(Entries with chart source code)
══════
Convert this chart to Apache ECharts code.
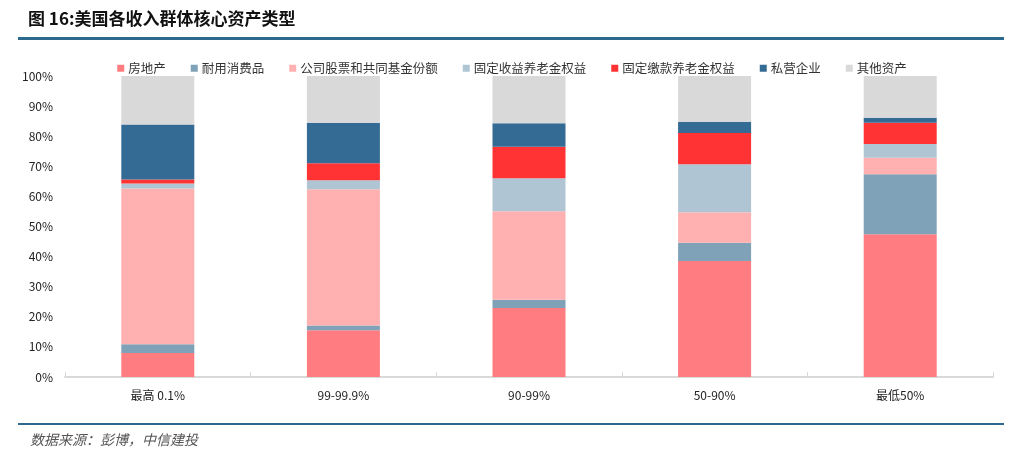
<!DOCTYPE html>
<html><head><meta charset="utf-8">
<script src="https://cdn.jsdelivr.net/npm/echarts@6/dist/echarts.min.js"></script>
<style>html,body{margin:0;padding:0;background:#fff}#c{width:1024px;height:461px}</style>
</head><body><div id="c"></div>
<script>
const categories = ['最高 0.1%', '99-99.9%', '90-99%', '50-90%', '最低50%'];
const seriesNames = ['房地产', '耐用消费品', '公司股票和共同基金份额', '固定收益养老金权益', '固定缴款养老金权益', '私营企业', '其他资产'];
const realEstate = [8.0, 15.5, 22.9, 38.5, 47.4];
const durables = [2.9, 1.6, 2.8, 6.1, 20.0];
const equities = [51.7, 45.3, 29.4, 10.1, 5.4];
const definedBenefit = [1.7, 3.0, 10.9, 16.0, 4.6];
const definedContribution = [1.3, 5.6, 10.5, 10.4, 7.1];
const privateBusiness = [18.3, 13.5, 7.8, 3.7, 1.6];
const otherAssets = [16.1, 15.5, 15.7, 15.2, 13.9];
const yTicks = [0, 10, 20, 30, 40, 50, 60, 70, 80, 90, 100];

const colors = ['#FF7C80', '#7FA2B8', '#FFB0B0', '#AFC5D4', '#FF3333', '#346B94', '#D9D9D9'];
const dataSets = [realEstate, durables, equities, definedBenefit, definedContribution, privateBusiness, otherAssets];
const font = '"Noto Sans CJK SC", "Noto Sans", sans-serif';

const chart = echarts.init(document.getElementById('c'), null, {renderer: 'canvas'});
chart.setOption({
  animation: false,
  backgroundColor: '#fff',
  textStyle: {fontFamily: font},
  graphic: [
    {type: 'text', left: 28, top: 10, style: {text: '图 16:美国各收入群体核心资产类型', font: 'bold 17px ' + font, fill: '#111'}},
    {type: 'rect', shape: {x: 18, y: 37, width: 986, height: 3}, style: {fill: '#2B6A8C'}},
    {type: 'rect', shape: {x: 18, y: 423, width: 986, height: 2}, style: {fill: '#2B6A8C'}},
    {type: 'text', left: 30, top: 433, style: {text: '数据来源：彭博，中信建投', font: 'italic 14px ' + font, fill: '#555'}}
  ],
  legend: {
    top: 57,
    left: 'center',
    itemWidth: 7,
    itemHeight: 7,
    itemGap: 25,
    icon: 'rect',
    textStyle: {fontSize: 12.5, color: '#333', fontFamily: font, padding: [0, 0, 0, -1]},
    data: seriesNames
  },
  grid: {left: 65, right: 31, top: 76, bottom: 84, containLabel: false},
  xAxis: {
    type: 'category',
    data: categories,
    axisLine: {show: true, lineStyle: {color: '#D9D9D9', width: 2}},
    axisTick: {show: true, inside: true, length: 5, lineStyle: {color: '#D9D9D9'}},
    axisLabel: {fontSize: 12, color: '#222', margin: 12, fontFamily: font}
  },
  yAxis: {
    type: 'value',
    min: 0, max: 100, interval: 10,
    axisLine: {show: false},
    axisTick: {show: false},
    splitLine: {show: false},
    axisLabel: {fontSize: 12, color: '#222', margin: 12, formatter: v => yTicks.includes(v) ? v + '%' : '', fontFamily: font}
  },
  series: seriesNames.map((name, i) => ({
    name: name,
    type: 'bar',
    stack: 'total',
    barWidth: 73,
    itemStyle: {color: colors[i]},
    data: dataSets[i]
  }))
});
</script>
</body></html>
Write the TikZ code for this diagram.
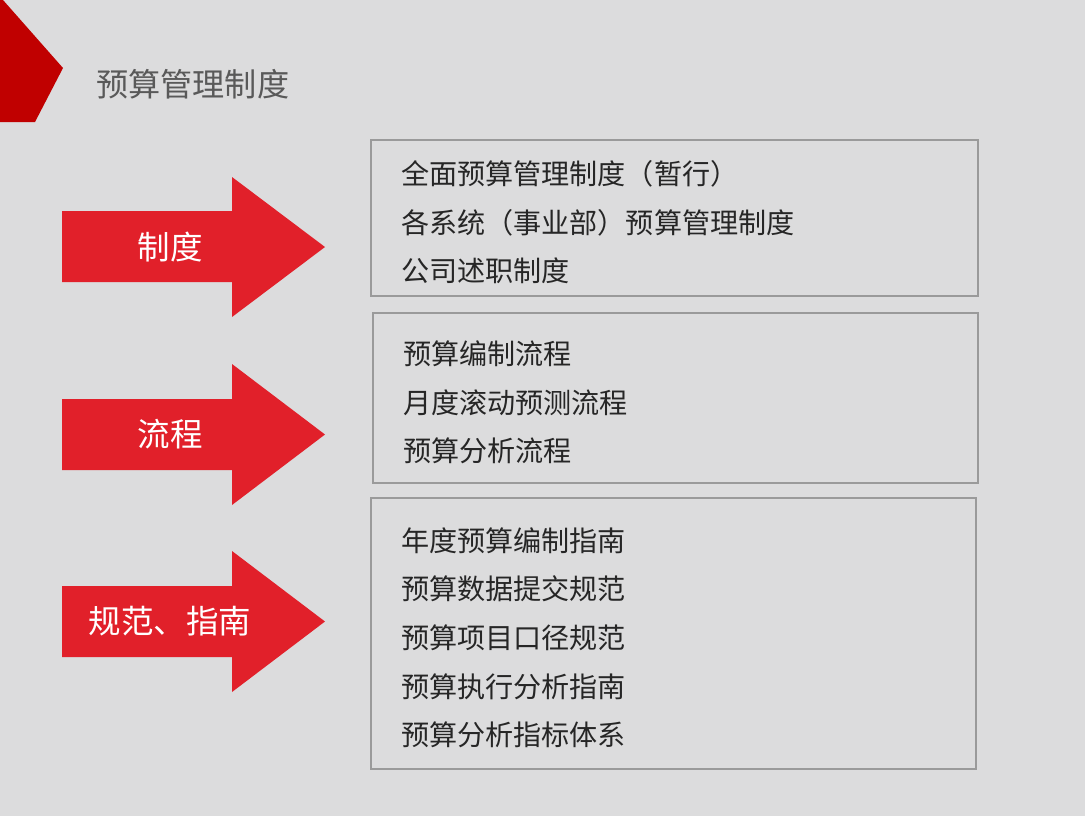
\documentclass[tikz,border=0pt]{standalone}
\usepackage{fontspec}
\newfontfamily\cjk{Noto Sans CJK SC}
\usetikzlibrary{positioning}
\definecolor{bggray}{HTML}{DCDCDD}
\definecolor{cornerred}{HTML}{C00000}
\definecolor{arrowred}{HTML}{E1202A}
\definecolor{boxline}{HTML}{9A9A9A}
\definecolor{titlegray}{HTML}{595959}
\definecolor{itemtext}{HTML}{262626}
\newcommand\topgap{\rule{0pt}{18.5pt}}

\begin{document}
\begin{tikzpicture}[x=0.02cm, y=-0.02cm,
  redarrow/.style={fill=arrowred},
  tag/.style={font=\cjk\fontsize{18.5}{22}\selectfont, text=white, inner sep=0pt},
  listbox/.style={draw=boxline, line width=0.7pt, inner xsep=0.6cm, align=left,
    font=\cjk\fontsize{16}{27.7}\selectfont, text=itemtext}
]
% page and corner mark
\fill[bggray] (0,0) rectangle (1085,816);
\useasboundingbox (0,0) rectangle (1085,816);
\fill[cornerred] (0,0) -- (3,0) -- (63,68) -- (35,122) -- (0,122) -- cycle;
\node[anchor=west, inner sep=0pt, text=titlegray, font=\cjk\fontsize{18.3}{22}\selectfont] (title) at (96,84) {预算管理制度};

% arrows
\fill[redarrow] (62,211) -- (232,211) -- (232,177) -- (325,247) -- (232,317) -- (232,282) -- (62,282) -- cycle;
\fill[redarrow] (62,399) -- (232,399) -- (232,364) -- (325,434.5) -- (232,505) -- (232,470) -- (62,470) -- cycle;
\fill[redarrow] (62,586) -- (232,586) -- (232,551) -- (325,621.5) -- (232,692) -- (232,657) -- (62,657) -- cycle;
\node[tag] (zhidu) at (170,247) {制度};
\node[tag] (liucheng) at (170,434.5) {流程};
\node[tag] (guifan) at (170,621.5) {规范、指南};

% lists
\node[listbox, minimum width=12.14cm, minimum height=3.12cm, text width=10.94cm] (rules) at (674.5,218)
  {\topgap 全面预算管理制度（暂行）\\各系统（事业部）预算管理制度\\公司述职制度};
\node[listbox, minimum width=12.10cm, minimum height=3.40cm, text width=10.90cm] (flows) at (675.5,398)
  {\topgap 预算编制流程\\月度滚动预测流程\\预算分析流程};
\node[listbox, minimum width=12.10cm, minimum height=5.42cm, text width=10.90cm] (guides) at (673.5,633.5)
  {\topgap 年度预算编制指南\\预算数据提交规范\\预算项目口径规范\\预算执行分析指南\\预算分析指标体系};
\end{tikzpicture}
\end{document}
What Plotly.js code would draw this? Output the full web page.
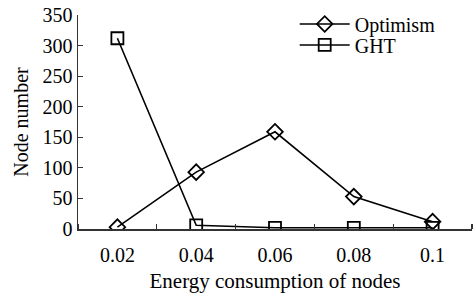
══════
* [What the task asks]: Write out the records above exactly as they stand, leaving out every picture.

* [The output]:
Convert this chart to Apache ECharts code.
<!DOCTYPE html>
<html><head><meta charset="utf-8">
<script src="https://cdn.jsdelivr.net/npm/echarts@6/dist/echarts.min.js"></script>
<style>html,body{margin:0;padding:0;background:#fff}#c{width:1024px;height:461px}</style>
</head><body><div id="c"></div>
<script>
const categories = ['最高 0.1%', '99-99.9%', '90-99%', '50-90%', '最低50%'];
const seriesNames = ['房地产', '耐用消费品', '公司股票和共同基金份额', '固定收益养老金权益', '固定缴款养老金权益', '私营企业', '其他资产'];
const realEstate = [8.0, 15.5, 22.9, 38.5, 47.4];
const durables = [2.9, 1.6, 2.8, 6.1, 20.0];
const equities = [51.7, 45.3, 29.4, 10.1, 5.4];
const definedBenefit = [1.7, 3.0, 10.9, 16.0, 4.6];
const definedContribution = [1.3, 5.6, 10.5, 10.4, 7.1];
const privateBusiness = [18.3, 13.5, 7.8, 3.7, 1.6];
const otherAssets = [16.1, 15.5, 15.7, 15.2, 13.9];
const yTicks = [0, 10, 20, 30, 40, 50, 60, 70, 80, 90, 100];

const colors = ['#FF7C80', '#7FA2B8', '#FFB0B0', '#AFC5D4', '#FF3333', '#346B94', '#D9D9D9'];
const dataSets = [realEstate, durables, equities, definedBenefit, definedContribution, privateBusiness, otherAssets];
const font = '"Noto Sans CJK SC", "Noto Sans", sans-serif';

const chart = echarts.init(document.getElementById('c'), null, {renderer: 'canvas'});
chart.setOption({
  animation: false,
  backgroundColor: '#fff',
  textStyle: {fontFamily: font},
  graphic: [
    {type: 'text', left: 28, top: 10, style: {text: '图 16:美国各收入群体核心资产类型', font: 'bold 17px ' + font, fill: '#111'}},
    {type: 'rect', shape: {x: 18, y: 37, width: 986, height: 3}, style: {fill: '#2B6A8C'}},
    {type: 'rect', shape: {x: 18, y: 423, width: 986, height: 2}, style: {fill: '#2B6A8C'}},
    {type: 'text', left: 30, top: 433, style: {text: '数据来源：彭博，中信建投', font: 'italic 14px ' + font, fill: '#555'}}
  ],
  legend: {
    top: 57,
    left: 'center',
    itemWidth: 7,
    itemHeight: 7,
    itemGap: 25,
    icon: 'rect',
    textStyle: {fontSize: 12.5, color: '#333', fontFamily: font, padding: [0, 0, 0, -1]},
    data: seriesNames
  },
  grid: {left: 65, right: 31, top: 76, bottom: 84, containLabel: false},
  xAxis: {
    type: 'category',
    data: categories,
    axisLine: {show: true, lineStyle: {color: '#D9D9D9', width: 2}},
    axisTick: {show: true, inside: true, length: 5, lineStyle: {color: '#D9D9D9'}},
    axisLabel: {fontSize: 12, color: '#222', margin: 12, fontFamily: font}
  },
  yAxis: {
    type: 'value',
    min: 0, max: 100, interval: 10,
    axisLine: {show: false},
    axisTick: {show: false},
    splitLine: {show: false},
    axisLabel: {fontSize: 12, color: '#222', margin: 12, formatter: v => yTicks.includes(v) ? v + '%' : '', fontFamily: font}
  },
  series: seriesNames.map((name, i) => ({
    name: name,
    type: 'bar',
    stack: 'total',
    barWidth: 73,
    itemStyle: {color: colors[i]},
    data: dataSets[i]
  }))
});
</script>
</body></html>
Write the TikZ code for this diagram.
\documentclass[tikz,border=0pt]{standalone}
\usepackage{fontspec}
\newfontfamily\cjk{Noto Sans CJK SC}
\usetikzlibrary{positioning}
\definecolor{bggray}{HTML}{DCDCDD}
\definecolor{cornerred}{HTML}{C00000}
\definecolor{arrowred}{HTML}{E1202A}
\definecolor{boxline}{HTML}{9A9A9A}
\definecolor{titlegray}{HTML}{595959}
\definecolor{itemtext}{HTML}{262626}
\newcommand\topgap{\rule{0pt}{18.5pt}}

\begin{document}
\begin{tikzpicture}[x=0.02cm, y=-0.02cm,
  redarrow/.style={fill=arrowred},
  tag/.style={font=\cjk\fontsize{18.5}{22}\selectfont, text=white, inner sep=0pt},
  listbox/.style={draw=boxline, line width=0.7pt, inner xsep=0.6cm, align=left,
    font=\cjk\fontsize{16}{27.7}\selectfont, text=itemtext}
]
% page and corner mark
\fill[bggray] (0,0) rectangle (1085,816);
\useasboundingbox (0,0) rectangle (1085,816);
\fill[cornerred] (0,0) -- (3,0) -- (63,68) -- (35,122) -- (0,122) -- cycle;
\node[anchor=west, inner sep=0pt, text=titlegray, font=\cjk\fontsize{18.3}{22}\selectfont] (title) at (96,84) {预算管理制度};

% arrows
\fill[redarrow] (62,211) -- (232,211) -- (232,177) -- (325,247) -- (232,317) -- (232,282) -- (62,282) -- cycle;
\fill[redarrow] (62,399) -- (232,399) -- (232,364) -- (325,434.5) -- (232,505) -- (232,470) -- (62,470) -- cycle;
\fill[redarrow] (62,586) -- (232,586) -- (232,551) -- (325,621.5) -- (232,692) -- (232,657) -- (62,657) -- cycle;
\node[tag] (zhidu) at (170,247) {制度};
\node[tag] (liucheng) at (170,434.5) {流程};
\node[tag] (guifan) at (170,621.5) {规范、指南};

% lists
\node[listbox, minimum width=12.14cm, minimum height=3.12cm, text width=10.94cm] (rules) at (674.5,218)
  {\topgap 全面预算管理制度（暂行）\\各系统（事业部）预算管理制度\\公司述职制度};
\node[listbox, minimum width=12.10cm, minimum height=3.40cm, text width=10.90cm] (flows) at (675.5,398)
  {\topgap 预算编制流程\\月度滚动预测流程\\预算分析流程};
\node[listbox, minimum width=12.10cm, minimum height=5.42cm, text width=10.90cm] (guides) at (673.5,633.5)
  {\topgap 年度预算编制指南\\预算数据提交规范\\预算项目口径规范\\预算执行分析指南\\预算分析指标体系};
\end{tikzpicture}
\end{document}
What Plotly.js code would draw this? Output the full web page.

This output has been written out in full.